**What you should do**.
Reproduce exactly the run of lines from the one containing "Convert this chart to matplotlib code." through the one containing "color=BLUE, fontsize=FS, fontweight='bold')". Pictures do not belong in the copy.

------------------------------------------------

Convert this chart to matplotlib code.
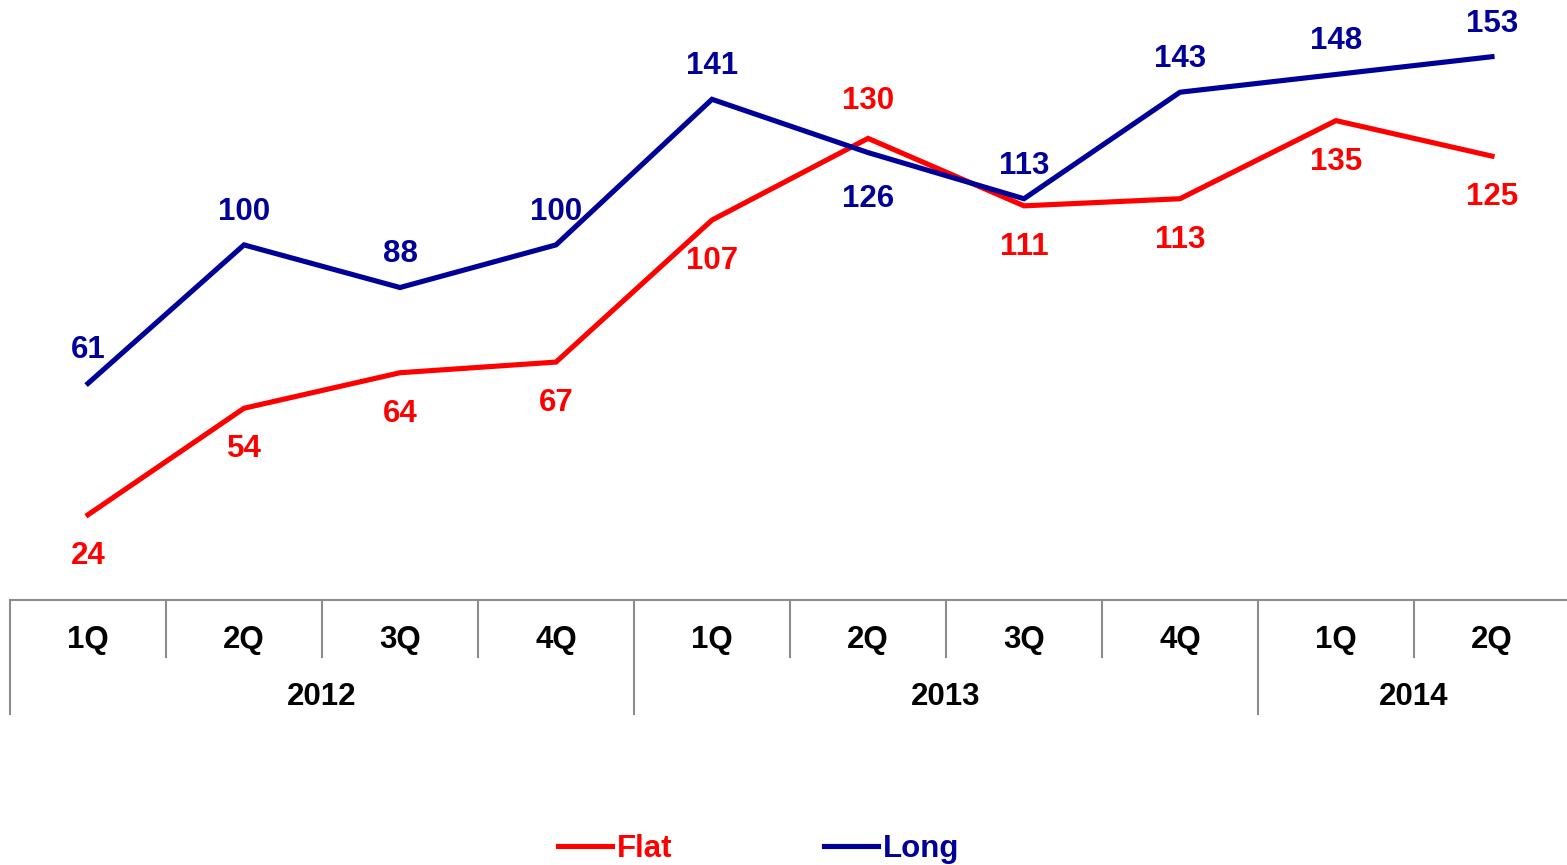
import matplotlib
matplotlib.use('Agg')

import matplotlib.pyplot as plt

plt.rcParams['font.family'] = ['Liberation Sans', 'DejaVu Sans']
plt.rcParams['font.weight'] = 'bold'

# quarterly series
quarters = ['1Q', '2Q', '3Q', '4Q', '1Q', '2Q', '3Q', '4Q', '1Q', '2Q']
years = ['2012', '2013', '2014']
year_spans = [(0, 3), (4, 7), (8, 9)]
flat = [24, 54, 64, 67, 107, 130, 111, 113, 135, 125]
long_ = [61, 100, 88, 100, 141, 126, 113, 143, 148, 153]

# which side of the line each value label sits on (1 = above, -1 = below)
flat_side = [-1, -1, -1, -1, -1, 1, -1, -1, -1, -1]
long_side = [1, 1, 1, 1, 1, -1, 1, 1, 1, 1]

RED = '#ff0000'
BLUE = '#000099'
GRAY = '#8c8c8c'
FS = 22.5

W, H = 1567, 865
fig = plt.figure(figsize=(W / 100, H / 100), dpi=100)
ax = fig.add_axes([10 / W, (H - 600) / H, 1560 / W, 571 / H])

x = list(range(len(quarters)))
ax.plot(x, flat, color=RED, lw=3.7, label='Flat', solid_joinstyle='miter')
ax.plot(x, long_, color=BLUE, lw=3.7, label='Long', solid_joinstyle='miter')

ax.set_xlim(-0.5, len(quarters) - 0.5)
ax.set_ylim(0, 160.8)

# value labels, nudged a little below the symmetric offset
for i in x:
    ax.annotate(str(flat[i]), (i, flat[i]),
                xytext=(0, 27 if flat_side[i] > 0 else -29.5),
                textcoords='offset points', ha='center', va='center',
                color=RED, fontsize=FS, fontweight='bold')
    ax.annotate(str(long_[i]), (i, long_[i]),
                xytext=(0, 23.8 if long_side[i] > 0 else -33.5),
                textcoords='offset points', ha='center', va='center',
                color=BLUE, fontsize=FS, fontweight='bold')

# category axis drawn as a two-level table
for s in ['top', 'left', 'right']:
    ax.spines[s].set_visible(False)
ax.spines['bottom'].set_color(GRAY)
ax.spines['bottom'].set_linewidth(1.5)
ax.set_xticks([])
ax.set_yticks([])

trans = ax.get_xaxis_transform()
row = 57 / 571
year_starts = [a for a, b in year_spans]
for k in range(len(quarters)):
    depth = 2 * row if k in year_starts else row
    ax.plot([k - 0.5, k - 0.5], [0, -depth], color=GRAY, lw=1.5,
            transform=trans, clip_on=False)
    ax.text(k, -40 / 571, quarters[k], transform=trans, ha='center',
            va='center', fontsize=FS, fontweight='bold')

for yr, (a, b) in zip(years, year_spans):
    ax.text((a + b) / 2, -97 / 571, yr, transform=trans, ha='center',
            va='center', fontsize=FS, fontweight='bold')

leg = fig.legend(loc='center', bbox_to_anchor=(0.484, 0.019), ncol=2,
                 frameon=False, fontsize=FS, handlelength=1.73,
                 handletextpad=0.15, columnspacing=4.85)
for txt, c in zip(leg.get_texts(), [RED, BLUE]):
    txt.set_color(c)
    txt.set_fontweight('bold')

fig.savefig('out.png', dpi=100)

------------------------------------------------

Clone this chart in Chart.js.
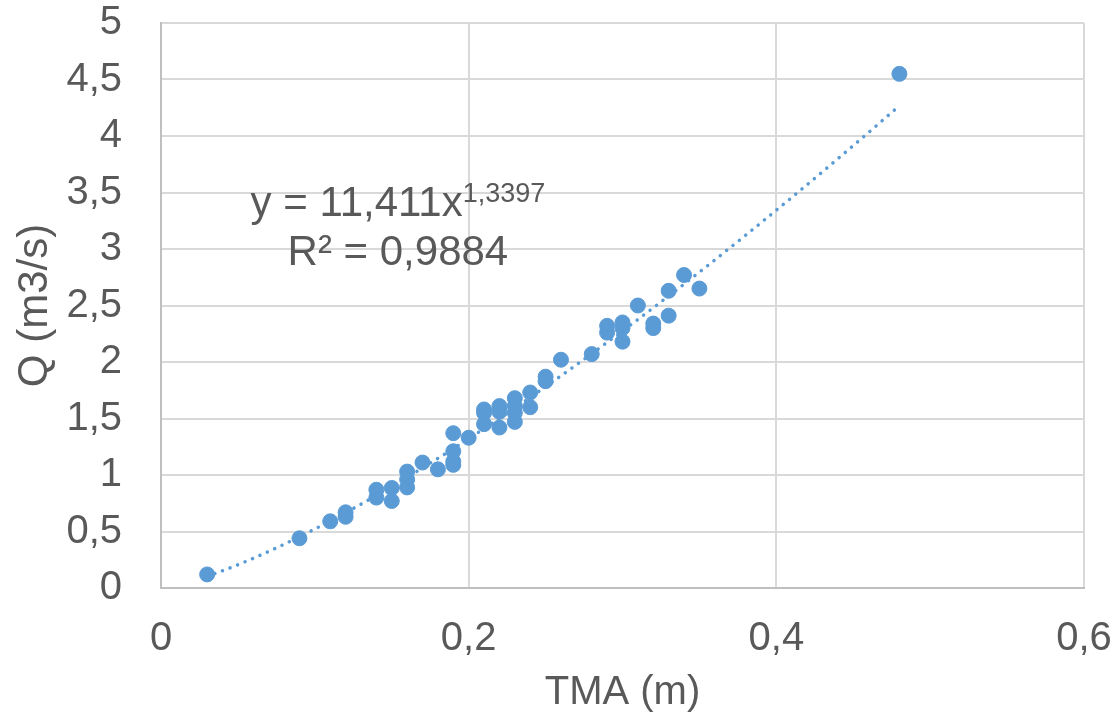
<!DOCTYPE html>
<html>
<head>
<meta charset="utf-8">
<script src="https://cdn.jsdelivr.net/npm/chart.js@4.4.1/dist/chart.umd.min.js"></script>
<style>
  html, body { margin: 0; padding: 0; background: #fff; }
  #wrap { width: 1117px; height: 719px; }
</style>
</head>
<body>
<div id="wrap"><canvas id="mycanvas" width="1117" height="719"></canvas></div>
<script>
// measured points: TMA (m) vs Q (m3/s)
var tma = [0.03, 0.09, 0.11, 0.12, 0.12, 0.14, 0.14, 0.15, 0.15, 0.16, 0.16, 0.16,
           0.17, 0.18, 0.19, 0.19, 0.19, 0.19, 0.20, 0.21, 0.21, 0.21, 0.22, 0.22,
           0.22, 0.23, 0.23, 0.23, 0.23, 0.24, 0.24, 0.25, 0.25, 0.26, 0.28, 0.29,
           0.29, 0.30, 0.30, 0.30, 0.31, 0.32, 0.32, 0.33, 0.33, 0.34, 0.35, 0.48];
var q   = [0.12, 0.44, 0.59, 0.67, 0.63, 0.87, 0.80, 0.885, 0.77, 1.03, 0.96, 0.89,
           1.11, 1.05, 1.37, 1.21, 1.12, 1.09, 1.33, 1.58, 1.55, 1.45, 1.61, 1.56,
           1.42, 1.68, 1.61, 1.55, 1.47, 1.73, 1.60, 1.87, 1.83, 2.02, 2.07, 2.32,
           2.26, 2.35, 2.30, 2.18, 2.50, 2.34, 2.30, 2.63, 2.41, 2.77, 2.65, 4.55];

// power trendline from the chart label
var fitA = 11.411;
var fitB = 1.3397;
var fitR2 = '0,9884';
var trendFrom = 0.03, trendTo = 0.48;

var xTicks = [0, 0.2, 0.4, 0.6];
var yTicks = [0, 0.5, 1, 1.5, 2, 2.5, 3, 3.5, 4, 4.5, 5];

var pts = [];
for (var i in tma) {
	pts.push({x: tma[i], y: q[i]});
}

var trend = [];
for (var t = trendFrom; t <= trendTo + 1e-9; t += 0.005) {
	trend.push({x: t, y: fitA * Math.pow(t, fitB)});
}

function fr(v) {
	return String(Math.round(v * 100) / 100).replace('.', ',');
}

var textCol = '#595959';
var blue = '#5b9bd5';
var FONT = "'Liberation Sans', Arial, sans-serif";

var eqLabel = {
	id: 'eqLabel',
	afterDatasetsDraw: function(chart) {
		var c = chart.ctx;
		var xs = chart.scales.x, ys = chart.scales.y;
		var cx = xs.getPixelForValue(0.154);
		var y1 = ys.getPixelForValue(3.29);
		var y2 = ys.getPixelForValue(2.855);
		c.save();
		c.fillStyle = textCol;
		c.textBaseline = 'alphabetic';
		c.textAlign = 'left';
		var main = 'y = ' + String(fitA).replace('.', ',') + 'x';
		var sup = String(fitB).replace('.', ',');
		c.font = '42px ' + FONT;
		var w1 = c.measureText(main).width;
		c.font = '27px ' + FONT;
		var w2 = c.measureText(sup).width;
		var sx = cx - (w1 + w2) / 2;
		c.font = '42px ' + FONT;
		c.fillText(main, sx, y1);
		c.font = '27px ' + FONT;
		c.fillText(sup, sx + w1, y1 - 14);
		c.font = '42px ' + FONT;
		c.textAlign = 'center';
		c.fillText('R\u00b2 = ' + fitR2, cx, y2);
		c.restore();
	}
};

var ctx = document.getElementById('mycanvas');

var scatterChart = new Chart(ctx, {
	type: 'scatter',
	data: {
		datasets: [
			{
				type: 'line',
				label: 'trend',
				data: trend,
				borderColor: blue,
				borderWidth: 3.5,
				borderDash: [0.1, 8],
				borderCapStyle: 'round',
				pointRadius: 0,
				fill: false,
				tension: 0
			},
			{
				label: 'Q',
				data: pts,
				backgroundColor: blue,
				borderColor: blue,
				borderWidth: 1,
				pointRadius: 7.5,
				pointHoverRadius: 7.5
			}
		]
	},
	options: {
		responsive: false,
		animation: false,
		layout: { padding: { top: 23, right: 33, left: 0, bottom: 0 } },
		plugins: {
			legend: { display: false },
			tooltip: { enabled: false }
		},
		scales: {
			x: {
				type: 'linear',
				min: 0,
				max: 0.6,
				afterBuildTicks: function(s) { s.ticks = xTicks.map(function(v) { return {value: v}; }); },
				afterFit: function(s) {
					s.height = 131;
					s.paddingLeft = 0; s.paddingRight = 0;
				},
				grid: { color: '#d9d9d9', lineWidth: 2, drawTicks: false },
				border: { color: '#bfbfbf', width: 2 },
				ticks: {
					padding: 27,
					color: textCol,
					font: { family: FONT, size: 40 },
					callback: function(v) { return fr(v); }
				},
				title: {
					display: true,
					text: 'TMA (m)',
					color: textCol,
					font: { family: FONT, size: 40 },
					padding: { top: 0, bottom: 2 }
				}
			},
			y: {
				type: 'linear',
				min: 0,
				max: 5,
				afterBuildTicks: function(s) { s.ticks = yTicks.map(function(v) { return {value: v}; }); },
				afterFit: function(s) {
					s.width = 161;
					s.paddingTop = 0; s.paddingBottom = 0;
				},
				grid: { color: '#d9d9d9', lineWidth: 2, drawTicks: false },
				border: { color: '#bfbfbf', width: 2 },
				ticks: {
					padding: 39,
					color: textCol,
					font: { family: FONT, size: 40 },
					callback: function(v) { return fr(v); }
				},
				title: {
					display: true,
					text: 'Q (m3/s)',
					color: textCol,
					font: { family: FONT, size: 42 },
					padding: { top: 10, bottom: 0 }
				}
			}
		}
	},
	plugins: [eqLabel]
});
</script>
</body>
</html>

------------------------------------------------

**Completed exercise**.
Convert this chart to matplotlib code.
import matplotlib
matplotlib.use('Agg')

import matplotlib.pyplot as plt

plt.rcParams['font.family'] = ['Liberation Sans', 'DejaVu Sans']
plt.rcParams['font.weight'] = 'bold'

# quarterly series
quarters = ['1Q', '2Q', '3Q', '4Q', '1Q', '2Q', '3Q', '4Q', '1Q', '2Q']
years = ['2012', '2013', '2014']
year_spans = [(0, 3), (4, 7), (8, 9)]
flat = [24, 54, 64, 67, 107, 130, 111, 113, 135, 125]
long_ = [61, 100, 88, 100, 141, 126, 113, 143, 148, 153]

# which side of the line each value label sits on (1 = above, -1 = below)
flat_side = [-1, -1, -1, -1, -1, 1, -1, -1, -1, -1]
long_side = [1, 1, 1, 1, 1, -1, 1, 1, 1, 1]

RED = '#ff0000'
BLUE = '#000099'
GRAY = '#8c8c8c'
FS = 22.5

W, H = 1567, 865
fig = plt.figure(figsize=(W / 100, H / 100), dpi=100)
ax = fig.add_axes([10 / W, (H - 600) / H, 1560 / W, 571 / H])

x = list(range(len(quarters)))
ax.plot(x, flat, color=RED, lw=3.7, label='Flat', solid_joinstyle='miter')
ax.plot(x, long_, color=BLUE, lw=3.7, label='Long', solid_joinstyle='miter')

ax.set_xlim(-0.5, len(quarters) - 0.5)
ax.set_ylim(0, 160.8)

# value labels, nudged a little below the symmetric offset
for i in x:
    ax.annotate(str(flat[i]), (i, flat[i]),
                xytext=(0, 27 if flat_side[i] > 0 else -29.5),
                textcoords='offset points', ha='center', va='center',
                color=RED, fontsize=FS, fontweight='bold')
    ax.annotate(str(long_[i]), (i, long_[i]),
                xytext=(0, 23.8 if long_side[i] > 0 else -33.5),
                textcoords='offset points', ha='center', va='center',
                color=BLUE, fontsize=FS, fontweight='bold')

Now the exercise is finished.